Today, the Library is still housed at the Vallianos building, as well as at two other buildings, at Agia Paraskevi and Nea Halkidona. The valuable collections of their combined materials represent the written Greek cultural treasure.

Holdings

The library holds 4,500 Greek manuscripts which is one of the greatest collection of Greek scripts. There are also many chrysobulls and archives of the Greek Revolution.

Among the library's holdings are a codex of the four Gospels attributed to the scribe Matthew; uncial codex with a fragment Gospel of Matthew from 6th century (Uncial 094), Flora Graeca Sibthorpiana by English botanist John Sibthorp; Rigas' Chart by Rigas Velestinlis; The Large Etymological Dictionary, a historic Byzantine dictionary; and the first publication of Homer's epics and hymns.[1]

Some other manuscripts: Uncial 075, Uncial 0161, Minuscule 798.

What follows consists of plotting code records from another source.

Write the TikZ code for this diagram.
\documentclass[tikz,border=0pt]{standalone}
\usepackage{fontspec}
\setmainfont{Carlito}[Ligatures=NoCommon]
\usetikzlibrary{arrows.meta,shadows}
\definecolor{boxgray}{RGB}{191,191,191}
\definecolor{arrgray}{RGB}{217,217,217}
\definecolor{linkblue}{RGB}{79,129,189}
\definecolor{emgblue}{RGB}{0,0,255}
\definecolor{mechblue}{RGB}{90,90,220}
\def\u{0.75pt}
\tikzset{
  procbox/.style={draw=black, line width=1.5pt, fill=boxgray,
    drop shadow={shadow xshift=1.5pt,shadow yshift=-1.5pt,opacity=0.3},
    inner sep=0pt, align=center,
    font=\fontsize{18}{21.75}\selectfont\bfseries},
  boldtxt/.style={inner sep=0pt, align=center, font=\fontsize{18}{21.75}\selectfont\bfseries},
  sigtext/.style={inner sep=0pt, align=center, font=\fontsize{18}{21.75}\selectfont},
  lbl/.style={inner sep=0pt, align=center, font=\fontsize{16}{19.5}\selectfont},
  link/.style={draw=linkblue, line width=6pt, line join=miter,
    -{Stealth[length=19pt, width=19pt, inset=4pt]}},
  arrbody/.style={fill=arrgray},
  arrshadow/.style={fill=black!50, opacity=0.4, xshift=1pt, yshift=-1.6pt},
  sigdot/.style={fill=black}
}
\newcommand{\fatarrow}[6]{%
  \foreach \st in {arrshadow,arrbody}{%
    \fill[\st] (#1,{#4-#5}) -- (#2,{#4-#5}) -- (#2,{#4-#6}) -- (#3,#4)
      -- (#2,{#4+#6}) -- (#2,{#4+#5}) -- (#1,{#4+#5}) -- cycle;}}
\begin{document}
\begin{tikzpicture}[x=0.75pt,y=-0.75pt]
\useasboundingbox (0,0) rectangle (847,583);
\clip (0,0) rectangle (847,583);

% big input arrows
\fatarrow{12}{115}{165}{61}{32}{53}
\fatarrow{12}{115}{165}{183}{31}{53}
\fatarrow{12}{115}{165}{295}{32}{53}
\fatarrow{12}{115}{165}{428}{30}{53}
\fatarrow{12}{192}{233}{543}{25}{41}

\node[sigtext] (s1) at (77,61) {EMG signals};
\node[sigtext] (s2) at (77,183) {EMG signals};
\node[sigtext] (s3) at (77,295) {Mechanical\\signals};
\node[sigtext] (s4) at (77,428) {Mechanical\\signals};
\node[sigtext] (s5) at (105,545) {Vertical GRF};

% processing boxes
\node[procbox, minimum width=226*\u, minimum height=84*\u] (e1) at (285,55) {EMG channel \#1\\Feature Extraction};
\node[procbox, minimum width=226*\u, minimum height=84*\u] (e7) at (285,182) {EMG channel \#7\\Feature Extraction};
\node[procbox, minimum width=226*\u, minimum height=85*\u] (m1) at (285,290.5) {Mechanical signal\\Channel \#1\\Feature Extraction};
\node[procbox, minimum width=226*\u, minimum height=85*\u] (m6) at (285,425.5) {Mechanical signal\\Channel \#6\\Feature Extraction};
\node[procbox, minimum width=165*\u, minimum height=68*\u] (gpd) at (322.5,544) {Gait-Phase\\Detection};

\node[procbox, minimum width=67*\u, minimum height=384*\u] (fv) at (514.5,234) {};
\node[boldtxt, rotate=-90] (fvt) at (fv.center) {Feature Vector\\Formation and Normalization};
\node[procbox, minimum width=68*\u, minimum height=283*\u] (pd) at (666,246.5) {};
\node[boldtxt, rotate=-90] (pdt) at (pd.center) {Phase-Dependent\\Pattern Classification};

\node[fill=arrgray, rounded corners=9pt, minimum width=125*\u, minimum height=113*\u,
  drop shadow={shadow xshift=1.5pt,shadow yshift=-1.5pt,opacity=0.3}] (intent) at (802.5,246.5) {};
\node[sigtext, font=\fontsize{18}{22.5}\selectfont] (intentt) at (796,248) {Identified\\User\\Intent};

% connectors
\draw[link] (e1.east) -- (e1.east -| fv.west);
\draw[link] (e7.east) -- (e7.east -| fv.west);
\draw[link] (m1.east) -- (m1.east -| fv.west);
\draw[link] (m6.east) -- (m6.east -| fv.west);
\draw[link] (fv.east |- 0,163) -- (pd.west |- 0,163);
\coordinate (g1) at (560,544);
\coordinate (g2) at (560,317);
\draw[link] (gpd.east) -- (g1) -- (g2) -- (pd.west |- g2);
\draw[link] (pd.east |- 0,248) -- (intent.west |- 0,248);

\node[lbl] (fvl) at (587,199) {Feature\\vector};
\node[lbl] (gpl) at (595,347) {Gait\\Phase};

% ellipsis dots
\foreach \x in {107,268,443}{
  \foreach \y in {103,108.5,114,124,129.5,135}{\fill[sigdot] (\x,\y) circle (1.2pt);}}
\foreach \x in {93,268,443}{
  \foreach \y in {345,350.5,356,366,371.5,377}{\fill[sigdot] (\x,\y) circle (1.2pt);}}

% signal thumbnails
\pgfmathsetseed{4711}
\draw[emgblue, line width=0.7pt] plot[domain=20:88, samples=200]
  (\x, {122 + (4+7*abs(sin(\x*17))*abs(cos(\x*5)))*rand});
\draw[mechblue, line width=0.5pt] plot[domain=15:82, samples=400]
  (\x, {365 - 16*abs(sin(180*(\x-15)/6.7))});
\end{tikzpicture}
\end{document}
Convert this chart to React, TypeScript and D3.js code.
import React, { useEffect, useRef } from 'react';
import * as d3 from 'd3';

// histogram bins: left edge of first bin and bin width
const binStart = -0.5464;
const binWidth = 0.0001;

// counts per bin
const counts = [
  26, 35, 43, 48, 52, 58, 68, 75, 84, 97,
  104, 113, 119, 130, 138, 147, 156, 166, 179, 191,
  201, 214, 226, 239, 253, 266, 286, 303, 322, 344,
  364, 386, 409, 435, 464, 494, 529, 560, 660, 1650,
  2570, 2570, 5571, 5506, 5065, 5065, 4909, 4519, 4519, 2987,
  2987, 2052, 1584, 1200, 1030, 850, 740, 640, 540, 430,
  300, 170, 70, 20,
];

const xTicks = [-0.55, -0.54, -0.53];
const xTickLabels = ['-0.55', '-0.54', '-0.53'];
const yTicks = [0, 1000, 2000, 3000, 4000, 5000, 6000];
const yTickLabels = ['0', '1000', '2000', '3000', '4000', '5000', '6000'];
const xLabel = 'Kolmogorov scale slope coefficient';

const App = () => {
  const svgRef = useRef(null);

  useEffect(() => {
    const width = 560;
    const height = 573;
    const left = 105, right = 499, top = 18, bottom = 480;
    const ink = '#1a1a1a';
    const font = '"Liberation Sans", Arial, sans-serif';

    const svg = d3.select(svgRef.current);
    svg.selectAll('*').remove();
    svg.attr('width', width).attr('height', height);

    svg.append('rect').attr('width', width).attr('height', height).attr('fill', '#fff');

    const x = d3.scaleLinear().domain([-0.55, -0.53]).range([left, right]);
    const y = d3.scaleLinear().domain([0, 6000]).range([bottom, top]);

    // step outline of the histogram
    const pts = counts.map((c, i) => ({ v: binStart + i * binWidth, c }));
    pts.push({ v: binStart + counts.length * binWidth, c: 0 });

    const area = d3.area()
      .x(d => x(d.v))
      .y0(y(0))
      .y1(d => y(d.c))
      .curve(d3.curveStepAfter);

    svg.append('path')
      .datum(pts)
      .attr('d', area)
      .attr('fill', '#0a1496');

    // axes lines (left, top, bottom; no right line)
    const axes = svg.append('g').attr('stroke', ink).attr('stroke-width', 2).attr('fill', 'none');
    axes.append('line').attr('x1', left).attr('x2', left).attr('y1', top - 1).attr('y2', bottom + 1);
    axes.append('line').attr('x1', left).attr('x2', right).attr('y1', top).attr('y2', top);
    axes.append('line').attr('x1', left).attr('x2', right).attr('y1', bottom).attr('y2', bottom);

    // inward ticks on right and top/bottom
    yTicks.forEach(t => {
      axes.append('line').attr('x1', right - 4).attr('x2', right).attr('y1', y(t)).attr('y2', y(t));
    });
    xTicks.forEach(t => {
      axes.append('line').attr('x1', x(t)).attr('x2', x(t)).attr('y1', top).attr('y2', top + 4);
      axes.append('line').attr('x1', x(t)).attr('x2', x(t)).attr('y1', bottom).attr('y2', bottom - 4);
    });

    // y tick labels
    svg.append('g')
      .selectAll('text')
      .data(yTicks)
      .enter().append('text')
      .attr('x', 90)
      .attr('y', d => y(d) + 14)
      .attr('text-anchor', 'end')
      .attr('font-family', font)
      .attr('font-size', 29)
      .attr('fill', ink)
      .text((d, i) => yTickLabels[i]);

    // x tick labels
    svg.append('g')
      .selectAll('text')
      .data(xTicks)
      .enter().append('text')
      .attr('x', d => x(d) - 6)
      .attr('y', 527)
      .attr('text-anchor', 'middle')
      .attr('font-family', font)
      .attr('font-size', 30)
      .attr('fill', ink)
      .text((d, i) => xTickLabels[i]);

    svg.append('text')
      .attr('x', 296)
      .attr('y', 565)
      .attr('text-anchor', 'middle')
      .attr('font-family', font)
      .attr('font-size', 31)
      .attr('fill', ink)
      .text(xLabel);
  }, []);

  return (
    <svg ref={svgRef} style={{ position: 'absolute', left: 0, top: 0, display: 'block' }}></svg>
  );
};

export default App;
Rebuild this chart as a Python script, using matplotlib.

Planned relocation to Phaleron Bay

The present building has long been outmatched by the space and technology demands that a National Library should have available. Although the Vallianos building will continue to house some of its current functions, the bulk of the library will be relocated to a new building on the Phaleron Bay "Delta". The 20-hectare Delta is a seafront area that used to host the Athens Hippodrome now relocated to new facilities for the Athens 2004 Olympics. Italian architect Renzo Piano proposed a radical new plan for the National Library and the National Opera of Greece, and the project will be funded by the Stavros Niarchos Foundation and gifted to the Greek state as the "Stavros Niarchos Foundation Cultural Center". The twin buildings will be integrated within a landscaped park with indigenous Mediterranean flora, and will feature extensive renewable energy facilities and a central plaza around a 30-m wide seawater channel. Work on the project is scheduled to commence in 2010 with completion set for 2015.